As Mulan and her fellow conscripts prepare for the already-in-motion war against the Northern invaders and their revenge-seeking leader, Böri Khan (Jason Scott Lee), director Caro and her four-person, non-Asian screenwriting team, Rick Jaffa, Amanda Silver, Lauren Hynek, and Elizabeth Martin (technically Hynek and Martin wrote a first draft, Jaffa and Silver all subsequent drafts), introduce the Darth to Mulan’s Luke in Xian Lang (Gong Li), an ultra-powerful, shape-shifting witch semi-inexplicably indentured to Böri Khan.
Without Xian Lang’s help or intervention, Böri Khan’s plans for conquest and revenge would probably fall by the wayside, but Böri Khan never fails to remind the desperately unhappy Xian Lang that it’s a man’s world and as both a woman and a witch, she’s destined to remain an outsider, hated and feared by those who refuse to understand her (cue X-Men comparisons).
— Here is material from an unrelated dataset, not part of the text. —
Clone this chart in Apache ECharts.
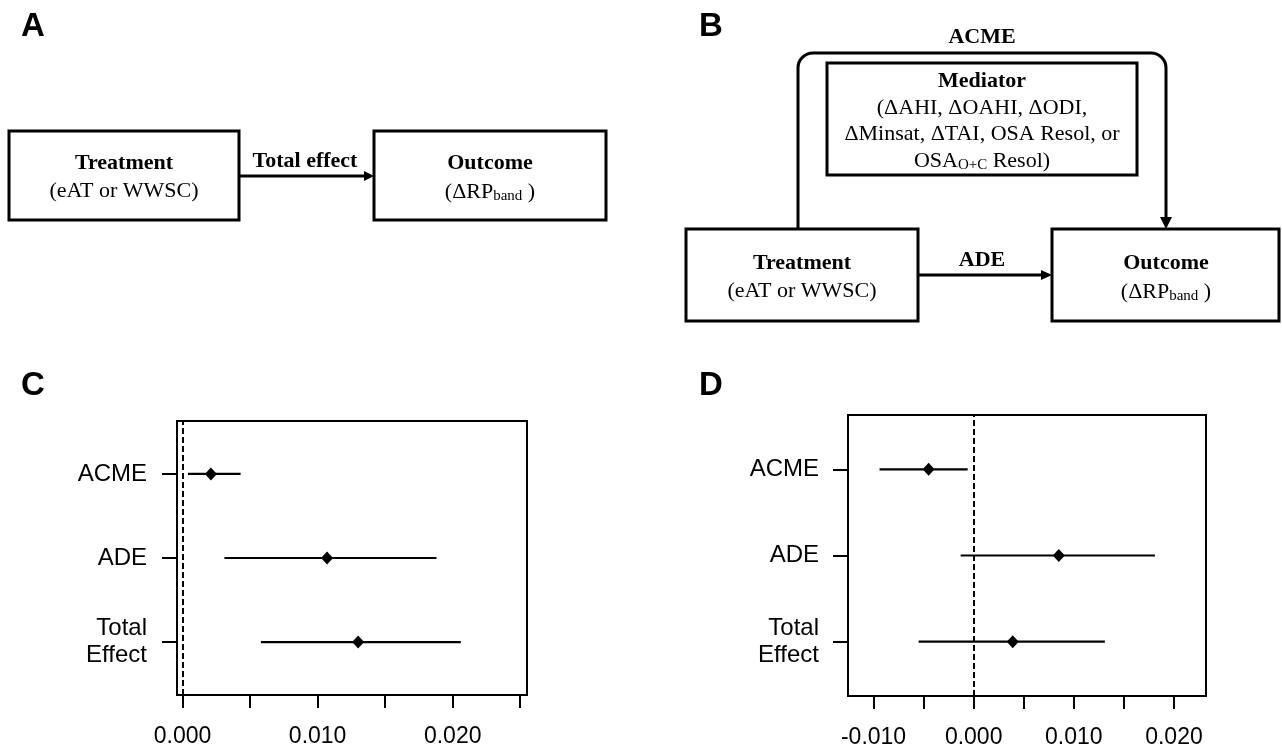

On one level, Xian Lang represents Mulan’s Dark Shadow, a woman spurned and scorned, unloved and rejected, fueled by self-hatred and self-pity into committing brutal acts of violence (PG-13 rated, of course) for a lord and master who treats her with open contempt and derision. Also gifted with near-supernatural, physics- and gravity-defying powers, Mulan repeatedly faces a choice between Xian Lang’s Sith-like path and one somewhere between the patriarchal conventions of imperial China, the rigid demands of family, and her independence or semi-independence as a woman.
Unsurprisingly, Mulan (the film) veers far closer to unapologetically endorsing the same gender norms it lightly critiques throughout the film. Mulan just as uncritically embraces a social, cultural, and political system that leaves little real or symbolic space for women, except a once-in-a-millennia woman like Mulan herself.
Even as Mulan stumbles thematically or metaphorically, it’s hard to argue with the visual splendor and spectacle put on screen by Caro, cinematographer Mandy Walker, or a production team fully committed to bringing a rich, vibrant, colorful imperial China to digital life. Lightly mixing in wire-fu (wuxia) into her arsenal of filmmaking tricks, Caro stages the bloodless battles with an exacting eye for visual composition and spatial coherence.
Well before Mulan literally lets her hair down and adopts a bright red, fighting robe, Mulan remains front and center, easy to find, and even easier to follow. If there’s any real problem with the fighting or battle scenes in Mulan (the film), it’s in their relative brevity. Too often, fight scenes end just as audiences are at their most engaged or enthralled, leaving us wanting more and unfortunately, not getting it. Given, though, a deliberately open ending that leaves Mulan’s future unanswered, her story isn’t likely to end here, but in a sequel or even a series of sequels.